Carbon credits are financial instruments that permit emissions from a company’s operations under a set national limit, usually reducing on an annual basis. A carbon offset is a certificate generated by a project that draws carbon out of the atmosphere, through development of a natural resource like a forest, or a project that doesn’t add carbon - a renewable energy facility for instance. Carbon trading can take place under mandatory rules, such as the EU’s Emissions Trading System (ETS), in which credits are auctioned or allocated to participating companies who then make use of the credits to cover their emissions and then buy or sell more if needed or they have too many. Voluntary carbon trading markets exist as well in which companies buy offsets from qualifying projects to offset their carbon emissions. Etihad in the UAE has made use of voluntary offsets to help reduce some of its carbon emissions.
The 2021 UN Climate Change Conference, COP 26 held in Glasgow last year, achieved a global breakthrough on carbon market operations to avoid double counting any reduction in emissions. It also allowed for voluntary carbon trading to be counted toward a nation’s Nationally Determined Contribution (NDC), the carbon reduction plans submitted to the UN as part of the Paris Agreement on climate change. That should help to empower the development of domestic or regional carbon markets and channel investment toward more offsetting projects.
There is a compelling need for economies in the Middle East, and in particular the GCC, to lower their carbon emissions. Compared against peer economies, carbon emissions on a per capita basis are substantially higher. The UAE’s carbon emissions per capita was nearly 25 metric tonnes CO2 in 2020 compared with around 14 metric tonnes in the US or 7 metric tonnes in Germany.
Source: BP Statistical Review of World Energy 2021, World Bank, Emirates NBD Research
Apart from helping the GCC economies meet their nationally determined contributions by offsetting the impact of domestic emissions, the development of carbon markets in the GCC economies could also help to cycle investment domestically toward carbon abatement projects themselves. Carbon capture and storage (CCUS) are major parts of the climate change mitigation plans in both the UAE and Saudi Arabia and a market for the carbon offsetting capacity of CCUS projects could help to ensure their economic viability. A deep market for carbon could also help to offset the impact of Scope 3 emissions from regionally sourced oil and gas exports.

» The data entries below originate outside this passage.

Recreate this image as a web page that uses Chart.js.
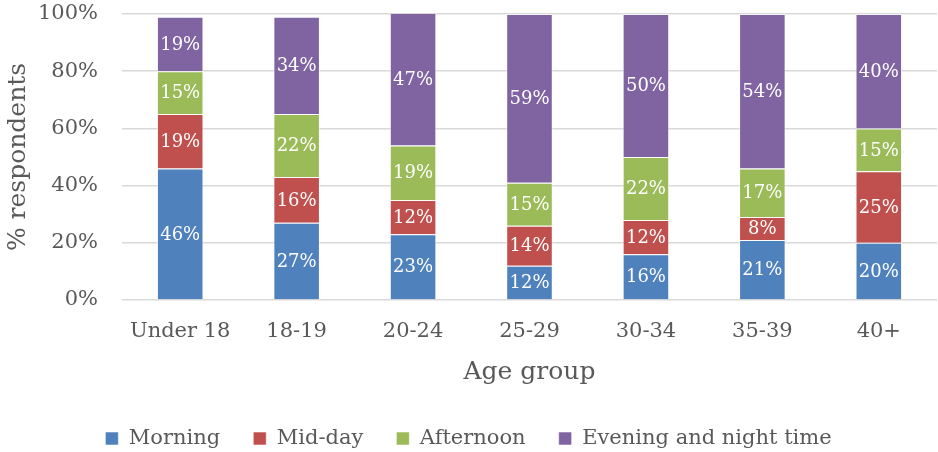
<!DOCTYPE html>
<html>
<head>
<meta charset="utf-8">
<script src="https://cdn.jsdelivr.net/npm/chart.js@4/dist/chart.umd.min.js"></script>
<style>
  html, body { margin: 0; padding: 0; background: #fff; }
  #wrap { width: 938px; height: 452px; position: relative; }
</style>
</head>
<body>
<div id="wrap"><canvas id="c"></canvas></div>
<script>
// Share of respondents by time of day, per age group (percent)
const ageGroups = ['Under 18', '18-19', '20-24', '25-29', '30-34', '35-39', '40+'];
const morning   = [46, 27, 23, 12, 16, 21, 20];
const midDay    = [19, 16, 12, 14, 12, 8, 25];
const afternoon = [15, 22, 19, 15, 22, 17, 15];
const evening   = [19, 34, 47, 59, 50, 54, 40];
const yTicks    = [0, 20, 40, 60, 80, 100];

const FONT = '"DejaVu Serif", "Liberation Serif", serif';
const GREY = '#595959';

// Draws each segment's value in white at the centre of the bar piece
const segmentLabels = {
  id: 'segmentLabels',
  afterDatasetsDraw(chart) {
    const ctx = chart.ctx;
    ctx.save();
    ctx.fillStyle = '#ffffff';
    ctx.font = '18px ' + FONT;
    ctx.textAlign = 'center';
    ctx.textBaseline = 'middle';
    chart.data.datasets.forEach((ds, i) => {
      const meta = chart.getDatasetMeta(i);
      meta.data.forEach((bar, j) => {
        const top = Math.max(bar.y, chart.chartArea.top);
        const y = (top + bar.base) / 2;
        ctx.fillText(ds.data[j] + '%', bar.x, y + 1);
      });
    });
    ctx.restore();
  }
};

const mk = (label, data, color) => ({
  label, data,
  backgroundColor: color,
  borderColor: 'rgba(255,255,255,0.55)',
  borderWidth: 1,
  categoryPercentage: 1.0,
  barPercentage: 0.4
});

new Chart(document.getElementById('c'), {
  type: 'bar',
  data: {
    labels: ageGroups,
    datasets: [
      mk('Morning', morning, '#4F81BD'),
      mk('Mid-day', midDay, '#C0504D'),
      mk('Afternoon', afternoon, '#9BBB59'),
      mk('Evening and night time', evening, '#8064A2')
    ]
  },
  options: {
    responsive: true,
    maintainAspectRatio: false,
    animation: false,
    layout: { padding: { top: 14, right: 1, left: 0, bottom: -7 } },
    plugins: {
      legend: {
        position: 'bottom',
        labels: {
          color: GREY,
          font: { family: FONT, size: 21 },
          boxWidth: 13,
          boxHeight: 13,
          padding: 33
        }
      },
      tooltip: { enabled: false }
    },
    scales: {
      x: {
        stacked: true,
        afterFit(axis) { axis.height = 95; },
        grid: { display: false },
        border: { display: false },
        ticks: { color: GREY, font: { family: FONT, size: 21 }, padding: 11 },
        title: { display: true, text: 'Age group', color: GREY, font: { family: FONT, size: 25 }, padding: { top: 1, bottom: 8 } }
      },
      y: {
        stacked: true,
        min: 0,
        max: 100,
        afterBuildTicks(axis) { axis.ticks = yTicks.map(v => ({ value: v })); },
        afterFit(axis) { axis.width = 122; axis.paddingTop = 0; axis.paddingBottom = 0; },
        grid: { color: '#d9d9d9', lineWidth: 1.5, drawTicks: false },
        border: { display: false },
        ticks: { color: GREY, font: { family: FONT, size: 21 }, padding: 24, callback: v => v + '%' },
        title: { display: true, text: '% respondents', color: GREY, font: { family: FONT, size: 25 }, padding: { top: 3, bottom: 2 } }
      }
    }
  },
  plugins: [segmentLabels]
});
</script>
</body>
</html>
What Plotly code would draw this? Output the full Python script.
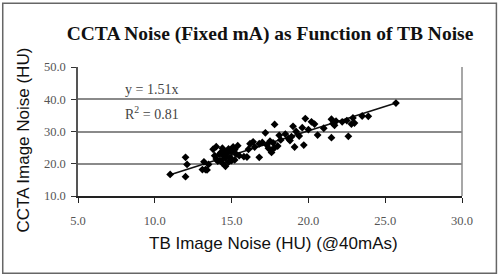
import plotly.graph_objects as go

# ---- data ----
tb_noise = [11.0, 12.0, 12.0, 12.1, 13.1, 13.3, 13.4, 13.2, 13.5,
            13.8, 14.0, 13.9, 14.0, 14.1, 14.2, 14.3, 14.3, 14.4, 14.4, 14.5,
            14.5, 14.6, 14.6, 14.7, 14.8, 14.8, 14.9, 15.0, 15.0, 15.1, 15.2,
            15.2, 15.3, 15.4, 15.5,
            15.8, 16.0, 16.1, 16.2, 16.4, 16.5, 16.8, 16.8, 17.0, 17.2, 17.3,
            17.4, 17.5, 17.6, 17.6, 17.7, 17.8, 17.8, 18.0, 18.1, 18.2, 18.5,
            18.7, 18.8, 18.9, 19.0, 19.1, 19.2, 19.4, 19.6, 19.7, 19.8, 20.0,
            20.2, 20.4, 20.6, 21.0, 21.5, 21.5, 21.6, 21.7, 21.8, 22.2, 22.5,
            22.6, 22.8, 22.9, 23.0, 23.5, 23.9, 25.7]
ccta_noise = [16.7, 22.0, 16.0, 19.8, 18.2, 18.2, 18.1, 20.6, 19.8,
              24.5, 25.3, 22.5, 21.5, 20.8, 22.9, 23.5, 21.0, 24.8, 20.2, 22.4,
              24.0, 21.7, 19.2, 23.2, 20.5, 24.6, 22.0, 23.8, 21.0, 25.2, 21.2,
              24.4, 23.0, 25.6, 22.5,
              22.2, 22.1, 24.5, 26.2, 26.8, 25.2, 22.0, 26.2, 26.6, 29.6, 25.8,
              24.8, 27.0, 24.2, 23.5, 26.5, 32.2, 25.0, 25.5, 28.8, 27.4, 29.2,
              27.8, 27.2, 28.4, 31.6, 25.2, 30.0, 28.6, 31.2, 25.8, 34.0, 30.6,
              33.0, 32.3, 28.9, 31.0, 28.1, 33.8, 32.5, 31.9, 33.2, 33.0, 33.4,
              28.5, 32.3, 34.2, 32.6, 34.8, 34.7, 38.8]
slope = 1.51
r_squared = 0.81
x_ticks = [5.0, 10.0, 15.0, 20.0, 25.0, 30.0]
y_ticks = [10.0, 20.0, 30.0, 40.0, 50.0]

title_text = "CCTA Noise (Fixed mA) as Function of TB Noise"
x_title = "TB Image Noise (HU) (@40mAs)"
y_title = "CCTA Image Noise (HU)"

# trendline through origin over data range
trend_x = [min(tb_noise), max(tb_noise)]
trend_y = [slope * v for v in trend_x]

fig = go.Figure()
fig.add_trace(go.Scatter(
    x=trend_x, y=trend_y, mode="lines",
    line=dict(color="#111111", width=1.6), hoverinfo="skip", showlegend=False))
fig.add_trace(go.Scatter(
    x=tb_noise, y=ccta_noise, mode="markers",
    marker=dict(symbol="diamond", size=6, color="#000000"),
    showlegend=False))

serif = "Liberation Serif, Times New Roman, serif"
sans = "Liberation Sans, Arial, sans-serif"

fig.update_layout(
    width=500, height=277,
    margin=dict(l=78, r=38, t=67, b=81),
    paper_bgcolor="white", plot_bgcolor="white",
    title=dict(text="<b>" + title_text + "</b>", xref="container", x=0.54,
               y=1 - 33 / 277, yanchor="middle", xanchor="center",
               font=dict(family=serif, size=19.5, color="#111111")),
    xaxis=dict(range=[5, 30], tickvals=x_ticks,
               ticktext=[f"{v:.1f}" for v in x_ticks],
               showgrid=False, zeroline=False,
               showline=True, linecolor="#222222", linewidth=1.5,
               ticks="outside", ticklen=5, tickcolor="#222222", tickwidth=1.2,
               ticklabelstandoff=7,
               tickfont=dict(family=serif, size=12.5, color="#555555")),
    yaxis=dict(range=[10, 50], tickvals=y_ticks,
               ticktext=[f"{v:.1f}" for v in y_ticks],
               showgrid=True, gridcolor="#8a8a8a", gridwidth=1.5, zeroline=False,
               showline=True, linecolor="#555555", linewidth=1.5,
               ticks="outside", ticklen=5, tickcolor="#333333", tickwidth=1.2,
               ticklabelstandoff=3,
               tickfont=dict(family=serif, size=12.5, color="#555555")),
    annotations=[
        dict(text=x_title, xref="paper", yref="paper", x=0.5096, y=-0.3667,
             xanchor="center", yanchor="middle", showarrow=False,
             font=dict(family=sans, size=17, color="#111111")),
        dict(text=y_title, xref="paper", yref="paper", x=-0.1414, y=0.4357,
             xanchor="center", yanchor="middle", showarrow=False, textangle=-90,
             font=dict(family=sans, size=17, color="#111111")),
        dict(text=f"y = {slope:.2f}x", xref="x", yref="y", x=7.9, y=43.1,
             xanchor="left", yanchor="middle", showarrow=False,
             font=dict(family=serif, size=14, color="#444444")),
        dict(text=f"R<sup>2</sup> = {r_squared:.2f}", xref="x", yref="y", x=7.9, y=35.6,
             xanchor="left", yanchor="middle", showarrow=False,
             font=dict(family=serif, size=14, color="#444444")),
    ],
    shapes=[
        # right border of plot area
        dict(type="line", xref="paper", yref="paper", x0=1, x1=1, y0=0, y1=1,
             line=dict(color="#8a8a8a", width=1.5)),
        # outer frame of the figure
        dict(type="rect", xref="paper", yref="paper",
             x0=-0.196, x1=1.0896, y0=-0.599, y1=1.4938,
             line=dict(color="#666666", width=1.5)),
    ],
)

fig.write_html("out.html",
               config={"displayModeBar": False},
               post_script="document.body.style.margin='0px';document.body.style.overflow='hidden';")
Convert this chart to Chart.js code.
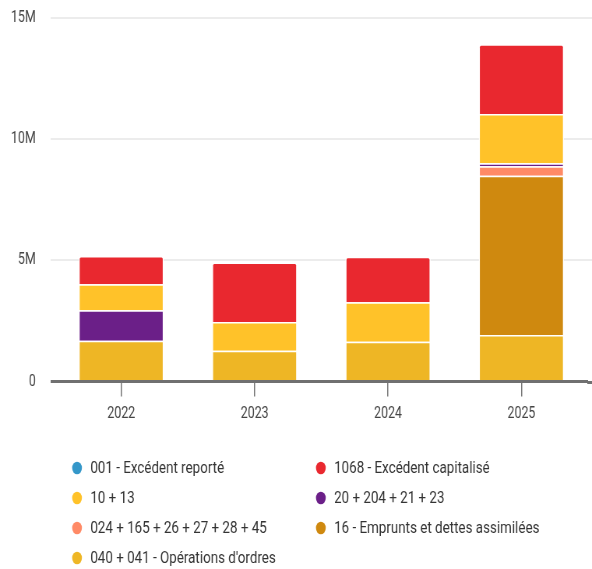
<!DOCTYPE html>
<html><head><meta charset="utf-8">
<script src="https://cdn.jsdelivr.net/npm/chart.js@4/dist/chart.umd.min.js"></script>
<style>
html,body{margin:0;padding:0;overflow:hidden;background:#fff;width:592px;height:569px}
#wrap{width:760px;height:569px;transform:scaleX(0.7789);transform-origin:0 0}
canvas{display:block}
</style></head><body>
<div id="wrap"><canvas id="c" width="760" height="569"></canvas></div>
<script>
// Categories
const years = ['2022', '2023', '2024', '2025'];

// Series (values in euros)
const s001 = [0, 0, 0, 0];
const s1068 = [1165000, 2450000, 1885000, 2880000];
const s1013 = [1075000, 1190000, 1630000, 2040000];
const s20 = [1255000, 0, 0, 120000];
const s024 = [0, 0, 0, 390000];
const s16 = [0, 0, 0, 6580000];
const s040 = [1685000, 1270000, 1640000, 1920000];

// Legend labels (legend order)
const names = [
  '001 - Excédent reporté',
  '1068 - Excédent capitalisé',
  '10 + 13',
  '20 + 204 + 21 + 23',
  '024 + 165 + 26 + 27 + 28 + 45',
  '16 - Emprunts et dettes assimilées',
  '040 + 041 - Opérations d\'ordres'
];
const colors = ['#3497c9', '#e9282f', '#ffc229', '#6b1f88', '#ff8a66', '#cf890f', '#eeb625'];
const values = [s001, s1068, s1013, s20, s024, s16, s040];

// Y tick values
const yTicks = [0, 5000000, 10000000, 15000000];

const gridColor = v => v === 0 ? '#707070' : '#ececec';
const gridWidth = v => v === 0 ? 3 : 2;

// stacking order: bottom-up is reverse of legend order
const datasets = [];
for (let i = names.length - 1; i >= 0; i--) {
  datasets.push({
    label: names[i],
    data: values[i],
    backgroundColor: colors[i],
    borderColor: '#ffffff',
    borderWidth: 1.5,
    borderRadius: 3,
    barPercentage: 0.8,
    categoryPercentage: 0.8
  });
}

// extend horizontal grid lines to the right edge
const gridExtend = {
  id: 'gridExtend',
  beforeDatasetsDraw(chart) {
    const ctx = chart.ctx, y = chart.scales.y, a = chart.chartArea;
    ctx.save();
    y.ticks.forEach(t => {
      const py = Math.round(y.getPixelForValue(t.value)) + (gridWidth(t.value) % 2 ? 0.5 : 0);
      ctx.strokeStyle = gridColor(t.value);
      ctx.lineWidth = gridWidth(t.value);
      ctx.beginPath();
      ctx.moveTo(a.right - 1, py);
      ctx.lineTo(chart.width, py);
      ctx.stroke();
    });
    ctx.restore();
  }
};

const legendPlugin = {
  id: 'twoColLegend',
  afterDraw(chart) {
    const ctx = chart.ctx;
    const items = chart.data.datasets.slice().reverse();
    ctx.save();
    ctx.font = '17.2px Roboto';
    ctx.textBaseline = 'middle';
    ctx.textAlign = 'left';
    items.forEach((ds, k) => {
      const col = k % 2, row = Math.floor(k / 2);
      const cx = col ? 411.9 : 98.9;
      const cy = 468 + row * 30;
      ctx.fillStyle = ds.backgroundColor;
      ctx.beginPath();
      ctx.arc(cx, cy, 6.3, 0, Math.PI * 2);
      ctx.fill();
      ctx.fillStyle = '#333';
      ctx.fillText(ds.label, cx + 17, cy + 1);
    });
    ctx.restore();
  }
};

new Chart(document.getElementById('c'), {
  type: 'bar',
  data: { labels: years, datasets },
  options: {
    responsive: false,
    animation: false,
    devicePixelRatio: 1,
    layout: { padding: { top: 18.3, right: 5, bottom: 147.5, left: 0 } },
    plugins: { legend: { display: false }, tooltip: { enabled: false } },
    scales: {
      x: {
        stacked: true,
        offset: true,
        grid: { offset: false, drawOnChartArea: false, drawTicks: true, tickLength: 15, color: '#777', lineWidth: 1.5 },
        border: { display: false },
        ticks: { color: '#444', font: { family: 'Roboto', size: 16 }, padding: 8 },
        afterFit(s) { s.height = 40; }
      },
      y: {
        stacked: true,
        min: 0,
        max: 15000000,
        afterBuildTicks(s) { s.ticks = yTicks.map(v => ({ value: v })); },
        ticks: {
          color: '#444',
          font: { family: 'Roboto', size: 16 },
          padding: 19,
          callback: v => v === 0 ? '0' : (v / 1000000) + 'M'
        },
        grid: {
          drawTicks: true,
          tickLength: 5,
          color: c => gridColor(c.tick ? c.tick.value : 1),
          lineWidth: c => gridWidth(c.tick ? c.tick.value : 1)
        },
        border: { display: false },
        afterFit(s) { s.width = 70; s.paddingTop = 0; s.paddingBottom = 0; }
      }
    }
  },
  plugins: [gridExtend, legendPlugin]
});
</script>
</body></html>
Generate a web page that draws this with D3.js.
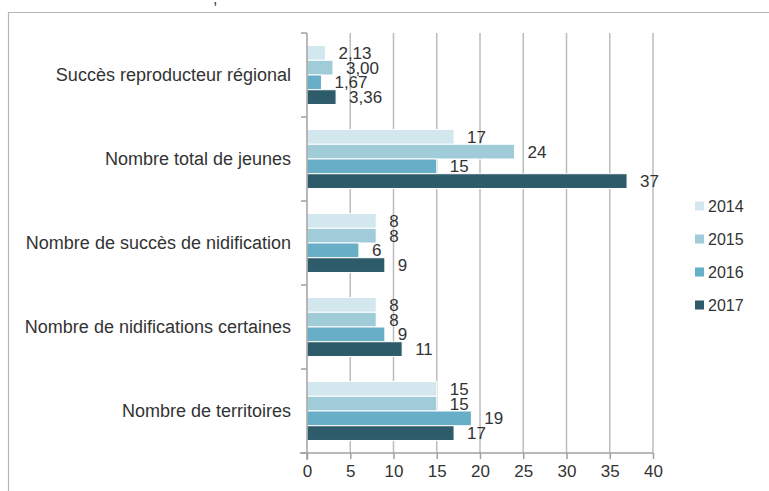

In the UAE, Abu Dhabi Global Market (ADGM) announced this week that it would establish a regulated carbon exchange and clearing house to allow for trade in carbon credits and offsets and eventually develop a derivatives market for carbon assets. ADGM will host the exchange though the carbon trading could relate to projects and companies operating outside of the UAE. In the terms of the UAE’s second NDC, submitted in December 2020, the country supported the “development and operationalization of market mechanisms aimed at emissions reduction” which would likely entail the development of a domestic carbon market.
In Saudi Arabia, sovereign wealth fund PIF has announced it will establish a carbon credit trading platform with cooperation from Saudi Aramco, ACWA Power, Saudi Arabian Airlines, Maaden and Enowa. The first auction of carbon credits is meant to begin in Q4 this year. Like the UAE, Saudi Arabia is committed to the development of carbon markets as part of its NDC that was revised in October 2021.